You need to look at some of the components that go into UZR--on fangraphs, look specifically at RngR, or "Range Runs Above Average." In this measure of range, he ranks 5th best among regular MLB SSs. What kills his UZR is his ErrR - "Error Runs Above Average" - where he ranks dead last.

Big Cat said...

Too bad we can't play Pittsburg everyday, they are just dreadful.

Ok Riggs, you gave Kennedy some time, now lets get the kid back in there today

JaneB said...

Steve... I disagree that professional hitters necessarily need to stay on top on their numbers. Their job is to hit; that means being in this moment. Most people don't actually perform better when they are trying to hit a goal; so it stands to reason that approaching each pitch as a discrete entity rather than as an opportunity to increase their average is the smart way to perform better. I work with performers of all kinds, and what motivates them to improve is not always what works TO improve their actual performance. Counterintuitive I know, but real.

And Kasten, Rizzo, Lerners: sign Dunn. It would be such a breach to the fans and the team if you don't. He's got productive years left and we DO want him in Cooperstown in our uniform.

Go Nats!

souldrummer said...

@Les in NC
I'm Michael Burgess, and I disapprove of this message.
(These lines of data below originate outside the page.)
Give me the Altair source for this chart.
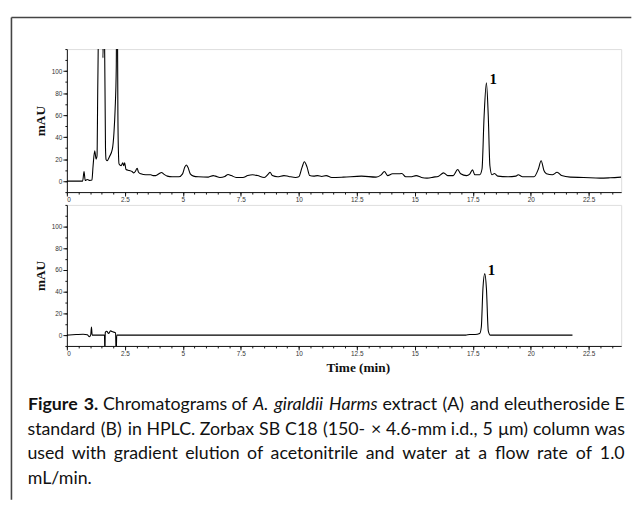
import altair as alt
import pandas as pd

# ---------------- data ----------------
# Panel A: A. giraldii Harms extract
a_time = [0.0, 0.68, 0.74, 0.79, 0.88, 0.99, 1.08, 1.13, 1.2, 1.26, 1.3, 1.33, 1.36, 1.42, 1.5,
          1.555, 1.585, 1.62, 1.665, 1.69, 1.73, 1.84, 1.96, 2.03, 2.08, 2.13, 2.155, 2.18, 2.2,
          2.22, 2.25, 2.34, 2.41, 2.45, 2.49, 2.55, 2.69, 2.81, 2.88, 2.95, 3.03, 3.09, 3.19,
          3.4, 3.62, 3.72, 3.83, 3.97, 4.08, 4.18, 4.33, 4.54, 4.82, 4.99, 5.08, 5.15, 5.22,
          5.32, 5.46, 5.67, 6.1, 6.31, 6.41, 6.6, 6.81, 6.95, 7.09, 7.3, 7.59, 7.8, 8.01, 8.22,
          8.51, 8.68, 8.76, 8.86, 9.08, 9.36, 9.57, 9.86, 10.0, 10.14, 10.24, 10.36, 10.47,
          10.64, 10.81, 10.99, 11.18, 11.42, 11.92, 12.7, 13.33, 13.55, 13.69, 13.83, 14.04,
          14.26, 14.44, 14.61, 14.82, 15.06, 15.29, 15.53, 15.81, 16.03, 16.24, 16.42, 16.66,
          16.85, 16.98, 17.23, 17.37, 17.49, 17.59, 17.8, 17.9, 17.99, 18.09, 18.17, 18.24,
          18.33, 18.44, 18.58, 19.01, 19.36, 19.46, 19.65, 20.14, 20.33, 20.45, 20.57, 20.68,
          20.93, 21.14, 21.33, 21.71, 22.28, 22.99, 23.42, 23.9]
a_mau = [0, 0, 8.7, 0.6, 1.5, 0.6, 1.0, 14, 27.5, 20, 23, 82, 140, 400, 300,
         112, 150, 140, 30, 19.5, 18.5, 22.4, 29, 44, 65, 104, 220, 150, 60,
         29, 15.5, 14, 16.6, 14, 16.6, 10.5, 9.6, 8.7, 7.5, 8.7, 11.6, 8, 6.6,
         5.7, 5.7, 5, 5, 6.6, 7.8, 6.3, 4.5, 3.9, 3.9, 6.6, 12.5, 14.6, 12.5,
         6.6, 4.5, 3.9, 3.6, 5, 4.5, 3.3, 4.2, 6, 5, 3.3, 3.3, 5, 5.7, 5,
         3.3, 6.3, 8, 5, 3.9, 5, 4.2, 3.3, 3.9, 12.5, 17.6, 12.5, 5,
         4.5, 5, 4.2, 5, 3.3, 3.6, 4.5, 3.6, 5.7, 8.7, 5, 6.6,
         6.6, 6.9, 3.9, 3.9, 5, 3.3, 2.7, 3.6, 4.5, 7.5, 5, 5,
         10.5, 6.6, 5, 6.3, 10.2, 5.7, 5.7, 11, 59, 89.3, 59, 14,
         5.7, 6.9, 4.5, 3.9, 4.5, 5.7, 3.9, 3.9, 11, 18.5, 9.6, 6.6,
         5.7, 8, 5, 3.6, 3.3, 2.7, 3, 3.6]

# Panel B: eleutheroside E standard
b_time = [0.0, 0.4, 0.7, 0.88, 0.97, 1.03, 1.06, 1.09, 1.62, 1.64, 1.655, 1.72, 1.8, 1.88,
          1.98, 2.1, 2.125, 2.15, 5.0, 10.0, 15.0, 17.2, 17.37, 17.6, 17.8, 17.87, 17.94,
          18.02, 18.09, 18.17, 18.26, 21.8]
b_mau = [0, 0.5, 0.8, 0.3, -1.5, 0.5, 7.5, 0, 0, -20, 2.5, 3.5, 1.5, 3.9,
         3.0, 2.0, -20, 0, 0, 0, 0, 0, 0.6, 0.6, 1.5, 7.5, 43,
         56.7, 43, 4, 0, 0]

peak_label = ["1"]
a_peak_t, a_peak_v = [18.09], [89.3]
b_peak_t, b_peak_v = [18.02], [56.7]

x_major = [0, 2.5, 5, 7.5, 10, 12.5, 15, 17.5, 20, 22.5]
x_minor = [i * 0.5 for i in range(0, 48)]
y_major = [0, 20, 40, 60, 80, 100]
y_minor = list(range(-10, 121, 10))

y_title = "mAU"
x_title = "Time (min)"

# caption: (word, style) per line; lines 1-3 are justified, line 4 is left aligned
cap_line1 = [("Figure", "b"), ("3.", "b"), ("Chromatograms", ""), ("of", ""), ("A.", "i"),
             ("giraldii", "i"), ("Harms", "i"), ("extract", ""), ("(A)", ""), ("and", ""),
             ("eleutheroside", ""), ("E", "")]
cap_line2 = "standard (B) in HPLC. Zorbax SB C18 (150- \u00d7 4.6-mm i.d., 5 \u03bcm) column was"
cap_line3 = "used with gradient elution of acetonitrile and water at a flow rate of 1.0"
cap_line4 = "mL/min."

# ---------------- layout ----------------
W = 562
H_TOP = 145
H_BOT = 143
X_DOM = [0, 23.9]
Y_DOM = [-10, 120]
OX, OY = 66.7, 45  # page position of top plot origin

SERIF = "Liberation Serif"
SANS = "Liberation Sans"
CAP_FONT = "Lato"
CAP_SIZE = 18
CAP_L, CAP_R = 27, 632

# approximate Lato advance widths (em) used only to spread words over a justified line
_EM = {}
_EM.update(dict(zip("abcdefghijklmnopqrstuvwxyz",
                    [.50, .56, .45, .56, .52, .33, .50, .55, .24, .24, .49, .24, .80, .55, .55,
                     .55, .55, .36, .41, .34, .55, .50, .75, .48, .50, .44])))
_EM.update(dict(zip("ABCDEFGHIJKLMNOPQRSTUVWXYZ",
                    [.66, .62, .64, .72, .54, .52, .70, .73, .27, .38, .63, .47, .88, .73, .77,
                     .58, .77, .60, .51, .56, .70, .65, .98, .63, .60, .60])))
_EM.update({d: .58 for d in "0123456789"})
_EM.update({".": .21, ",": .21, "(": .30, ")": .30, "-": .35, "\u00d7": .58, "\u03bc": .56,
            "/": .38, " ": .26})


def est_width(word, style):
    w = sum(_EM.get(c, .55) for c in word) * CAP_SIZE
    if style == "b":
        w *= 1.05
    elif style == "i":
        w *= 0.97
    return w


def justify(words):
    widths = [est_width(w, s) for w, s in words]
    gap = (CAP_R - CAP_L - sum(widths)) / (len(words) - 1)
    centers, x = [], CAP_L
    for wd in widths:
        centers.append(x + wd / 2)
        x += wd + gap
    return centers


def panel(times, values, pt, pv, height, title):
    df = pd.DataFrame({"t": times, "v": values})
    lab = pd.DataFrame({"t": pt, "v": pv, "label": peak_label})
    xs = alt.Scale(domain=X_DOM, nice=False, zero=False)
    ys = alt.Scale(domain=Y_DOM, nice=False, zero=False)
    common = dict(labelFont=SANS, labelFontSize=6.5, labelColor="#333", tickColor="#111",
                  domainColor="#111", grid=False, labelExpr="'' + datum.value")
    xa = alt.Axis(values=x_major, orient="bottom", tickSize=4, labelPadding=1,
                  title=title, titleFont=SERIF, titleFontSize=13.5, titleFontWeight="bold",
                  titleColor="#111", titleX=295, titleY=22, titleBaseline="middle",
                  titleAlign="center", **common)
    ya = alt.Axis(values=y_major, orient="left", tickSize=4, labelPadding=1, title=y_title,
                  titleFont=SERIF, titleFontSize=13.5, titleFontWeight="bold", titleColor="#111",
                  titleX=-27, titleY=height / 2, titleAngle=270, titleAlign="center",
                  titleBaseline="middle", **common)
    xm = alt.Axis(values=x_minor, orient="bottom", tickSize=2, labels=False, domain=False,
                  title="", tickColor="#111", grid=False)
    ym = alt.Axis(values=y_minor, orient="left", tickSize=2, labels=False, domain=False,
                  title="", tickColor="#111", grid=False)
    line = alt.Chart(df).mark_line(color="black", strokeWidth=1.1, clip=True,
                                   interpolate="monotone").encode(
        x=alt.X("t:Q", scale=xs, axis=xa), y=alt.Y("v:Q", scale=ys, axis=ya))
    txt = alt.Chart(lab).mark_text(align="left", baseline="alphabetic", dx=3, dy=1, font=SERIF,
                                   fontSize=15, fontWeight="bold", color="black").encode(
        x=alt.X("t:Q", scale=xs, axis=xm), y=alt.Y("v:Q", scale=ys, axis=ym), text="label:N")
    return [line, txt]


one = pd.DataFrame({"d": [0]})


def rule(x1, x2, y1, y2):
    return alt.Chart(one).mark_rule(color="#444", strokeWidth=1.6).encode(
        x=alt.value(x1 - OX), x2=alt.value(x2 - OX), y=alt.value(y1 - OY), y2=alt.value(y2 - OY))


def cap(text, x, y, align="left", style=""):
    kw = {}
    if style == "b":
        kw["fontWeight"] = "bold"
    elif style == "i":
        kw["fontStyle"] = "italic"
    return alt.Chart(one).mark_text(align=align, baseline="alphabetic", font=CAP_FONT,
                                    fontSize=CAP_SIZE, color="#111", **kw).encode(
        x=alt.value(x - OX), y=alt.value(y - OY), text=alt.value(text))


def justified_line(words, baseline):
    return [cap(w, c, baseline, align="center", style=s)
            for (w, s), c in zip(words, justify(words))]


B1, B2, B3, B4 = 411, 436, 461, 486
decor = [rule(10.5, 639, 13, 13), rule(10.5, 10.5, 13, 502)]
decor += justified_line(cap_line1, B1)
decor += justified_line([(w, "") for w in cap_line2.split(" ")], B2)
decor += justified_line([(w, "") for w in cap_line3.split(" ")], B3)
decor.append(cap(cap_line4, CAP_L, B4))

top_layers = panel(a_time, a_mau, a_peak_t, a_peak_v, H_TOP, "")
top = alt.layer(*top_layers, *decor).resolve_axis(x="independent", y="independent").properties(
    width=W, height=H_TOP)

bottom = alt.layer(*panel(b_time, b_mau, b_peak_t, b_peak_v, H_BOT, x_title)).resolve_axis(
    x="independent", y="independent").properties(width=W, height=H_BOT)

chart = alt.vconcat(top, bottom, spacing=13, bounds="flush").properties(
    padding={"left": 1.7, "top": 4.2, "right": 0, "bottom": 0}
).configure_view(stroke=None).configure(background="white")

chart.save("out.html", embed_options={"renderer": "svg", "actions": False})
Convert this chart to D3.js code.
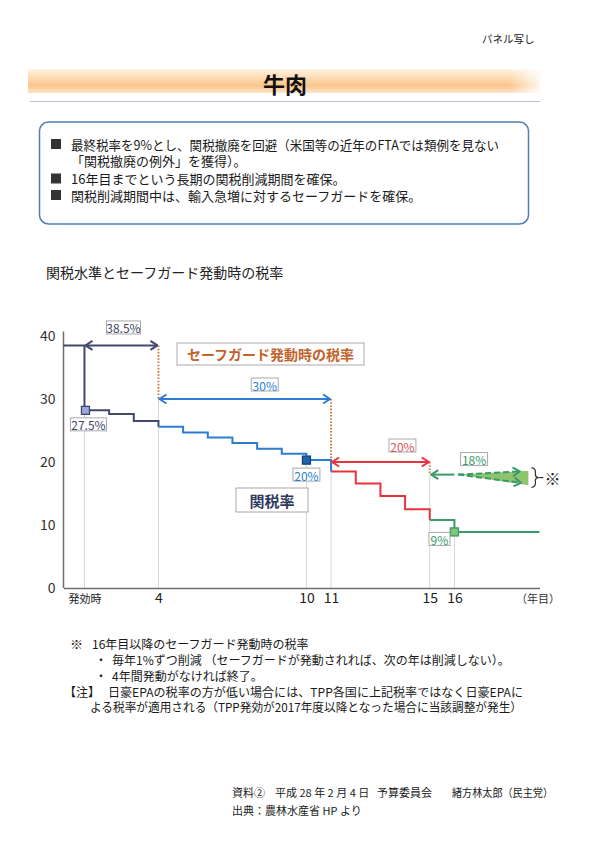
<!DOCTYPE html>
<html><head><meta charset="utf-8">
<script src="https://cdn.jsdelivr.net/npm/d3@7"></script>
<style>
body{margin:0;background:#fff}
svg{display:block}
text{font-family:"Noto Sans CJK JP","Noto Sans",sans-serif}
</style>
</head><body>
<svg id="c" width="608" height="860"></svg>
<script>
// ---------- data ----------
const years = [1,2,3,4,5,6,7,8,9,10,11,12,13,14,15,16];
const tariffRates = [28.2,27.6,26.5,25.6,24.7,23.9,23.0,22.1,21.3,20.3,18.5,16.6,14.6,12.5,10.8,8.9];
const baseRate = 38.5;
const phaseBreaks = [4, 11, 15];
const phaseColors = ["#414a6c", "#2b7dd2", "#e8333d", "#3b9a6b"];
const sgStart = [1, 4, 11, 15];
const sgEnd = [4, 11, 15, 16];
const sgRates = [38.5, 30, 20, 18];
const sgLabels = ["38.5%", "30%", "20%", "18%"];
const markerYears = [1, 10, 16];
const markerLabels = ["27.5%", "20%", "9%"];
const triYears = [16.15, 19, 19];
const triRates = [18, 18.6, 16.3];
const dashEndYears = [18.65, 18.7];
const dashEndRates = [18.5, 16.7];
const yTicks = [0, 10, 20, 30, 40];
const xTicks = [1, 4, 10, 11, 15, 16];
const xTickLabels = ["発効時", "4", "10", "11", "15", "16"];

const svg = d3.select("#c");
const defs = svg.append("defs");

// ---------- header ----------
svg.append("text").attr("x", 482).attr("y", 38).attr("dominant-baseline", "central")
  .attr("font-size", 10.5).attr("fill", "#222").text("パネル写し");

const g1 = defs.append("linearGradient").attr("id", "band").attr("x1", 0).attr("x2", 0).attr("y1", 0).attr("y2", 1);
[["0%", "#fff3e4"], ["35%", "#fddcb4"], ["70%", "#f9c58c"], ["100%", "#fde6cc"]]
  .forEach(s => g1.append("stop").attr("offset", s[0]).attr("stop-color", s[1]));
const g2 = defs.append("linearGradient").attr("id", "bandh").attr("x1", 0).attr("x2", 1).attr("y1", 0).attr("y2", 0);
[["0%", "#fff", 0], ["94%", "#fff", 0], ["100%", "#fff", 0.85]]
  .forEach(s => g2.append("stop").attr("offset", s[0]).attr("stop-color", s[1]).attr("stop-opacity", s[2]));
svg.append("rect").attr("x", 28).attr("y", 69).attr("width", 512).attr("height", 24).attr("fill", "url(#band)");
svg.append("rect").attr("x", 28).attr("y", 69).attr("width", 512).attr("height", 24).attr("fill", "url(#bandh)");
svg.append("line").attr("x1", 30).attr("x2", 540).attr("y1", 101.5).attr("y2", 101.5)
  .attr("stroke", "#b9c0d2").attr("stroke-width", 1);
svg.append("text").attr("x", 285).attr("y", 83).attr("text-anchor", "middle").attr("dominant-baseline", "central")
  .attr("font-size", 22).attr("font-weight", "bold").attr("fill", "#111").text("牛肉");

// ---------- summary box ----------
svg.append("rect").attr("x", 39.5).attr("y", 122).attr("width", 489).attr("height", 102).attr("rx", 9)
  .attr("fill", "#fff").attr("stroke", "#4f7db5").attr("stroke-width", 1.5);
const boxLines = [
  {b: true, y: 144, t: "最終税率を9%とし、関税撤廃を回避（米国等の近年のFTAでは類例を見ない"},
  {b: false, y: 160, t: "「関税撤廃の例外」を獲得）。"},
  {b: true, y: 178.5, t: "16年目までという長期の関税削減期間を確保。"},
  {b: true, y: 195, t: "関税削減期間中は、輸入急増に対するセーフガードを確保。"}
];
boxLines.forEach(l => {
  if (l.b) svg.append("rect").attr("x", 51).attr("y", l.y - 5).attr("width", 10).attr("height", 10).attr("fill", "#333");
  const t = svg.append("text").attr("x", 71).attr("y", l.y).attr("dominant-baseline", "central")
    .attr("font-size", 13).attr("fill", "#1a1a1a").text(l.t);
  if (l.y === 144) t.attr("textLength", 428).attr("lengthAdjust", "spacingAndGlyphs");
});

svg.append("text").attr("x", 46).attr("y", 272).attr("dominant-baseline", "central")
  .attr("font-size", 14).attr("fill", "#222").text("関税水準とセーフガード発動時の税率");

// ---------- scales ----------
const x = d3.scaleLinear().domain([0.15, 19.45]).range([63.5, 539.5]);
const y = d3.scaleLinear().domain([0, 40]).range([588, 336]);

// arrow markers
function arrowMarker(id, color) {
  defs.append("marker").attr("id", id).attr("viewBox", "-9 -6 10 12").attr("refX", 0).attr("refY", 0)
    .attr("markerUnits", "userSpaceOnUse").attr("markerWidth", 10).attr("markerHeight", 12)
    .attr("orient", "auto-start-reverse")
    .append("path").attr("d", "M-7,-4.5L0,0L-7,4.5").attr("fill", "none")
    .attr("stroke", color).attr("stroke-width", 2).attr("stroke-dasharray", "none");
}
phaseColors.forEach((c, i) => arrowMarker("ah" + i, c));

const chart = svg.append("g");

// grey guides
xTicks.forEach(yr => {
  const si = sgStart.indexOf(yr);
  const top = si >= 0 ? sgRates[si] : tariffRates[years.indexOf(yr)];
  chart.append("line").attr("x1", x(yr)).attr("x2", x(yr)).attr("y1", y(top)).attr("y2", y(0))
    .attr("stroke", "#d6d6d6").attr("stroke-width", 1);
});

// axes
const yAxis = chart.append("g").attr("transform", `translate(${x(0.15)},0)`)
  .call(d3.axisLeft(y).tickValues(yTicks).tickSize(0).tickPadding(8));
yAxis.select(".domain").remove();
yAxis.selectAll("text").attr("font-size", 14).attr("fill", "#333").attr("font-family", "Noto Sans");
chart.append("line").attr("x1", x(0.15)).attr("x2", x(0.15)).attr("y1", y(0)).attr("y2", y(40.7))
  .attr("stroke", "#6e6e6e").attr("stroke-width", 1.5);

const xAxis = chart.append("g").attr("transform", `translate(0,${y(0)})`)
  .call(d3.axisBottom(x).tickValues(xTicks).tickSize(0).tickPadding(5)
    .tickFormat((d, i) => xTickLabels[i]));
xAxis.select(".domain").attr("stroke", "#6e6e6e").attr("stroke-width", 1.5);
xAxis.selectAll("text").attr("fill", "#222").attr("font-family", "Noto Sans")
  .attr("font-size", (d, i) => i === 0 ? 11 : 14)
  .attr("dy", (d, i) => i === 0 ? "0.9em" : "0.71em");
chart.append("text").attr("x", 538).attr("y", 598).attr("text-anchor", "middle").attr("dominant-baseline", "central")
  .attr("font-size", 11).attr("fill", "#333").text("（年目）");

// orange dotted transitions
for (let i = 1; i < sgStart.length; i++) {
  chart.append("line").attr("x1", x(sgStart[i])).attr("x2", x(sgStart[i]))
    .attr("y1", y(sgRates[i - 1])).attr("y2", y(sgRates[i]))
    .attr("stroke", "#c97d4c").attr("stroke-width", 2).attr("stroke-dasharray", "1.6,1.6");
}

// tariff step line
const pts = [{yr: x.domain()[0], v: baseRate}]
  .concat(years.map((yr, i) => ({yr, v: tariffRates[i]})))
  .concat([{yr: x.domain()[1], v: tariffRates[tariffRates.length - 1]}]);
const bounds = [x.domain()[0]].concat(phaseBreaks, [x.domain()[1]]);
const stepLine = d3.line().x(d => x(d.yr)).y(d => y(d.v)).curve(d3.curveStepAfter);
for (let i = 0; i < bounds.length - 1; i++) {
  const seg = pts.filter(p => p.yr >= bounds[i] && p.yr <= bounds[i + 1]);
  chart.append("path").attr("d", stepLine(seg)).attr("fill", "none")
    .attr("stroke", phaseColors[i]).attr("stroke-width", 2);
}

// safeguard arrows
sgStart.forEach((s, i) => {
  if (i < 3) {
    chart.append("line").attr("x1", x(s) + 1).attr("x2", x(sgEnd[i]) - 1)
      .attr("y1", y(sgRates[i])).attr("y2", y(sgRates[i]))
      .attr("stroke", phaseColors[i]).attr("stroke-width", 2)
      .attr("marker-start", `url(#ah${i})`).attr("marker-end", `url(#ah${i})`);
  } else {
    chart.append("line").attr("x1", x(s) + 1.5).attr("x2", x(sgEnd[i]))
      .attr("y1", y(sgRates[i])).attr("y2", y(sgRates[i]))
      .attr("stroke", phaseColors[i]).attr("stroke-width", 2)
      .attr("marker-start", `url(#ah${i})`);
  }
});

// post-16 safeguard triangle
chart.append("polygon")
  .attr("points", triYears.map((yr, i) => [x(yr), y(triRates[i])].join(",")).join(" "))
  .attr("fill", "#8fc36d").attr("stroke", "none");
dashEndYears.forEach((yr, i) => {
  chart.append("line").attr("x1", x(triYears[0])).attr("y1", y(triRates[0]))
    .attr("x2", x(yr)).attr("y2", y(dashEndRates[i]))
    .attr("stroke", phaseColors[3]).attr("stroke-width", 2).attr("stroke-dasharray", "6,3")
    .attr("marker-end", "url(#ah3)");
});
// bracket + ※
{
  const bx = x(19) + 3, top = y(triRates[1]) - 3, bot = y(triRates[2]) + 2, mid = (top + bot) / 2;
  chart.append("path")
    .attr("d", `M${bx},${top} Q${bx + 4},${top} ${bx + 4},${top + 4} L${bx + 4},${mid - 3} Q${bx + 4},${mid} ${bx + 7},${mid} Q${bx + 4},${mid} ${bx + 4},${mid + 3} L${bx + 4},${bot - 4} Q${bx + 4},${bot} ${bx},${bot}`)
    .attr("fill", "none").attr("stroke", "#333").attr("stroke-width", 1.2);
  chart.append("line").attr("x1", bx + 7).attr("x2", bx + 12).attr("y1", mid).attr("y2", mid)
    .attr("stroke", "#333").attr("stroke-width", 1.2);
  chart.append("text").attr("x", bx + 21).attr("y", mid).attr("text-anchor", "middle").attr("dominant-baseline", "central")
    .attr("font-size", 16).attr("fill", "#222").text("※");
}

// markers
const markerFill = ["#9ea8d8", "#1f64b0", "#7fc47f"];
const markerStroke = ["#3c4670", "#183f73", "#3a9a5a"];
markerYears.forEach((yr, i) => {
  const v = tariffRates[years.indexOf(yr)];
  chart.append("rect").attr("x", x(yr) - 4 + (i === 0 ? 1 : 0)).attr("y", y(v) - 4).attr("width", 8).attr("height", 8)
    .attr("fill", markerFill[i]).attr("stroke", markerStroke[i]).attr("stroke-width", 1.3);
});

// value labels in boxes
function boxLabel(cx, cy, w, h, txt, color, size, bold) {
  chart.append("rect").attr("x", cx - w / 2).attr("y", cy - h / 2).attr("width", w).attr("height", h)
    .attr("fill", "#fff").attr("stroke", "#a9a9a9").attr("stroke-width", 1);
  chart.append("text").attr("x", cx).attr("y", cy + 0.5).attr("text-anchor", "middle").attr("dominant-baseline", "central")
    .attr("font-size", size).attr("font-weight", bold ? "bold" : "normal").attr("fill", color)
    .attr("font-family", bold ? "Noto Sans CJK JP" : "Noto Sans").text(txt);
}
// safeguard labels (positioned relative to arrow centres)
const sgLabelOff = [[2, -18], [20, -14.5], [22, -16.5], [32, -15.5]];
sgLabels.forEach((t, i) => {
  const cx = (x(sgStart[i]) + x(sgEnd[i])) / 2 + sgLabelOff[i][0];
  const cy = y(sgRates[i]) + sgLabelOff[i][1];
  const w = t.length > 3 ? 34 : 27;
  boxLabel(cx, cy, w, 13, t, ["#3c4466", "#2b7dd2", "#e0505c", "#3b9a6b"][i], 12, false);
});
const mkLabelOff = [[4, 14], [0, 14.5], [-15, 7]];
markerLabels.forEach((t, i) => {
  const yr = markerYears[i];
  const cx = x(yr) + mkLabelOff[i][0];
  const cy = y(tariffRates[years.indexOf(yr)]) + mkLabelOff[i][1];
  const w = t.length > 3 ? 36 : (t.length > 2 ? 27 : 21);
  boxLabel(cx, cy, w, 13, t, ["#3c4466", "#2b7dd2", "#3b9a6b"][i], 12, false);
});

// series name boxes
chart.append("rect").attr("x", 177).attr("y", 343).attr("width", 187).attr("height", 22)
  .attr("fill", "#fff").attr("stroke", "#a9a9a9");
chart.append("text").attr("x", 270.5).attr("y", 354).attr("text-anchor", "middle").attr("dominant-baseline", "central")
  .attr("font-size", 14).attr("font-weight", "bold").attr("fill", "#c2632c").text("セーフガード発動時の税率");
chart.append("rect").attr("x", 236).attr("y", 488).attr("width", 72).attr("height", 24)
  .attr("fill", "#fff").attr("stroke", "#a9a9a9");
chart.append("text").attr("x", 272).attr("y", 500).attr("text-anchor", "middle").attr("dominant-baseline", "central")
  .attr("font-size", 15).attr("font-weight", "bold").attr("fill", "#2f3a5e").text("関税率");

// ---------- footnotes ----------
const notes = [
  {x: 70, y: 643, t: "※", s: 13},
  {x: 92, y: 643, t: "16年目以降のセーフガード発動時の税率", s: 12},
  {x: 95, y: 659, t: "・", s: 12},
  {x: 112, y: 659, t: "毎年1%ずつ削減 （セーフガードが発動されれば、次の年は削減しない）。", s: 12},
  {x: 95, y: 675, t: "・", s: 12},
  {x: 112, y: 675, t: "4年間発動がなければ終了。", s: 12},
  {x: 64, y: 691, t: "【注】", s: 12},
  {x: 108, y: 691, t: "日豪EPAの税率の方が低い場合には、TPP各国に上記税率ではなく日豪EPAに", s: 12, L: 415},
  {x: 90, y: 706, t: "よる税率が適用される（TPP発効が2017年度以降となった場合に当該調整が発生）", s: 12, L: 432},
  {x: 232, y: 792, t: "資料②", s: 11},
  {x: 275, y: 792, t: "平成 28 年 2 月 4 日", s: 11},
  {x: 377, y: 792, t: "予算委員会", s: 11},
  {x: 452, y: 792, t: "緒方林太郎（民主党）", s: 11, L: 101},
  {x: 232, y: 810, t: "出典：農林水産省 HP より", s: 11}
];
notes.forEach(n => {
  const t = svg.append("text").attr("x", n.x).attr("y", n.y).attr("dominant-baseline", "central")
    .attr("font-size", n.s).attr("fill", "#1a1a1a").attr("xml:space", "preserve").text(n.t);
  if (n.L) t.attr("textLength", n.L).attr("lengthAdjust", "spacingAndGlyphs");
});
</script>
</body></html>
Plus I'm raking in the Eastern League and have Harrisburg on the brink of the playoffs.

Doc said...

Interesting article as usual, Mark. Teddy Ballgame aside, I don't see the point of 1st team players paying attention to their stats. It's sufficient that they know what they are doing between the lines, e.g., game focus, muscle memory, etc.

I'll bet the bench jockeys pay attention to their personal stats---for most of the game, what else is there to do.

The better GMs, e.g. Beane, Epstein, pay attention to numbers that count, and rely on their sabermatricians for real data. Most managers, apart from some basic stats, are probably and primarily 'eyeballers'. Paying attention to 'numbers' should help you become a better 'eyeballer', though.

IMO football coaches do better with stats than baseball managers.

HHover said...


I agree, and would add that another downside of old-school managers is that they also cling to out-dated, simplistic rules even when the #s don't bear them out.

I'd include here Riggs' devotion to lefty-righty match-ups, and small-ball decisions like the one to have Desmond lay down a sac bunt yesterday with no outs and Morgan on second in the 1st.